Write out all lines holding the word "React".
● ● ●
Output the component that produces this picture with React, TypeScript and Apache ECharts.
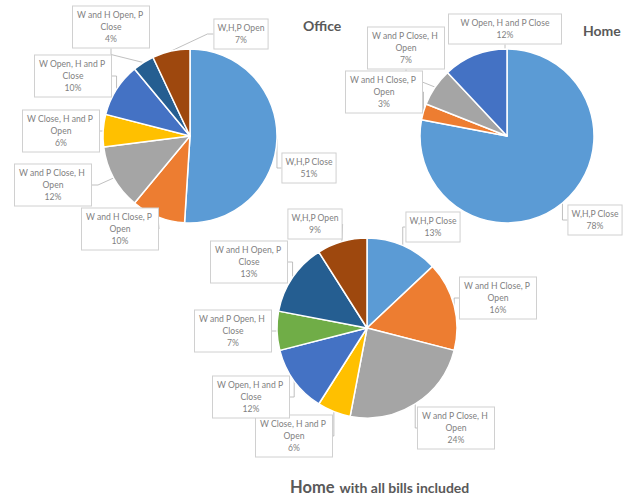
import React, { useEffect, useRef } from "react";
import * as echarts from "echarts";

const categories = [
  "W,H,P Close",
  "W and H Close, P Open",
  "W and P Close, H Open",
  "W Close, H and P Open",
  "W Open, H and P Close",
  "W and P Open, H Close",
  "W and H Open, P Close",
  "W,H,P Open",
];
const officeValues = [51, 10, 12, 6, 10, null, 4, 7];
const homeValues = [78, 3, 7, null, 12, null, null, null];
const allBillsValues = [13, 16, 24, 6, 12, 7, 13, 9];
const titles = ["Office", "Home", "Home", "with all bills included"];

const colors = ["#5B9BD5", "#ED7D31", "#A5A5A5", "#FFC000", "#4472C4", "#70AD47", "#255E91", "#9E480E"];

// label box centres (layout only), keyed by category index
const officeLabelPos: Record<number, number[]> = {
  0: [309, 168], 1: [120, 229], 2: [53, 185], 3: [61, 131], 4: [73, 76], 6: [111, 27], 7: [241, 34],
};
const homeLabelPos: Record<number, number[]> = {
  0: [595, 220], 1: [384, 92], 2: [406, 48], 4: [505, 29],
};
const allLabelPos: Record<number, number[]> = {
  0: [433, 227], 1: [498, 298], 2: [456, 428], 3: [294, 436], 4: [251, 397], 5: [233, 331], 6: [249, 262], 7: [315, 224],
};
const homeWideLabel: Record<number, number> = { 4: 106 };

const FONT = "Lato, 'Liberation Sans', sans-serif";

function buildData(values: (number | null)[], wide: Record<number, number>) {
  const idx: number[] = [];
  const data: any[] = [];
  values.forEach((v, i) => {
    if (v == null) return;
    idx.push(i);
    const name = categories[i];
    const short = name.length <= 12;
    const w = wide[i] != null ? wide[i] : short ? undefined : 70;
    data.push({
      name,
      value: v,
      itemStyle: { color: colors[i] },
      label: w != null ? { width: w, overflow: "break" } : { width: undefined },
    });
  });
  return { idx, data };
}

export default function App() {
  const ref = useRef<HTMLDivElement>(null);
  useEffect(() => {
    document.body.style.margin = "0";
    if (!ref.current) return;
    const chart = echarts.init(ref.current, null, { renderer: "svg" });
    const office = buildData(officeValues, {});
    const home = buildData(homeValues, homeWideLabel);
    const all = buildData(allBillsValues, {});
    const posList = [officeLabelPos, homeLabelPos, allLabelPos];
    const idxList = [office.idx, home.idx, all.idx];

    const makeSeries = (d: any, center: number[], r: number) => ({
      type: "pie",
      center,
      radius: r,
      startAngle: 90,
      clockwise: true,
      avoidLabelOverlap: false,
      percentPrecision: 0,
      data: d.data,
      itemStyle: { borderColor: "#ffffff", borderWidth: 1.5 },
      label: {
        show: true,
        position: "outside",
        formatter: "{b}\n{d}%",
        color: "#7f7f7f",
        fontFamily: FONT,
        fontSize: 8.6,
        lineHeight: 12,
        align: "center",
        backgroundColor: "#ffffff",
        borderColor: "#d0d0d0",
        borderWidth: 1,
        padding: [3, 3, 2, 3],
      },
      labelLine: {
        show: true,
        length: 6,
        length2: 6,
        lineStyle: { color: "#b0b0b0", width: 0.8 },
      },
      labelLayout: (params: any) => {
        const cat = idxList[params.seriesIndex][params.dataIndex];
        const p = posList[params.seriesIndex][cat];
        if (!p) return {};
        return { x: p[0], y: p[1], align: "center", verticalAlign: "middle" };
      },
      emphasis: { disabled: true },
    });

    chart.setOption({
      animation: false,
      backgroundColor: "#ffffff",
      title: [
        {
          text: titles[0],
          left: 303,
          top: 18,
          padding: 0,
          textStyle: { fontFamily: FONT, fontSize: 14, fontWeight: "bold", color: "#595959" },
        },
        {
          text: titles[1],
          left: 583,
          top: 23,
          padding: 0,
          textStyle: { fontFamily: FONT, fontSize: 14, fontWeight: "bold", color: "#595959" },
        },
        {
          text: `{a|${titles[2]}} {b|${titles[3]}}`,
          left: 290,
          top: 478,
          padding: 0,
          textStyle: {
            rich: {
              a: { fontFamily: FONT, fontSize: 16.5, fontWeight: "bold", color: "#595959" },
              b: { fontFamily: FONT, fontSize: 14, fontWeight: "bold", color: "#595959" },
            },
          },
        },
      ],
      series: [
        makeSeries(office, [190, 136], 87),
        makeSeries(home, [507, 136], 87),
        makeSeries(all, [367, 328], 90),
      ],
    });
    return () => chart.dispose();
  }, []);
  return <div ref={ref} style={{ width: 636, height: 498 }} />;
}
● ● ●
§ Solution to the exercise:
Output the component that produces this picture with React, TypeScript and Apache ECharts.
import React, { useEffect, useRef } from "react";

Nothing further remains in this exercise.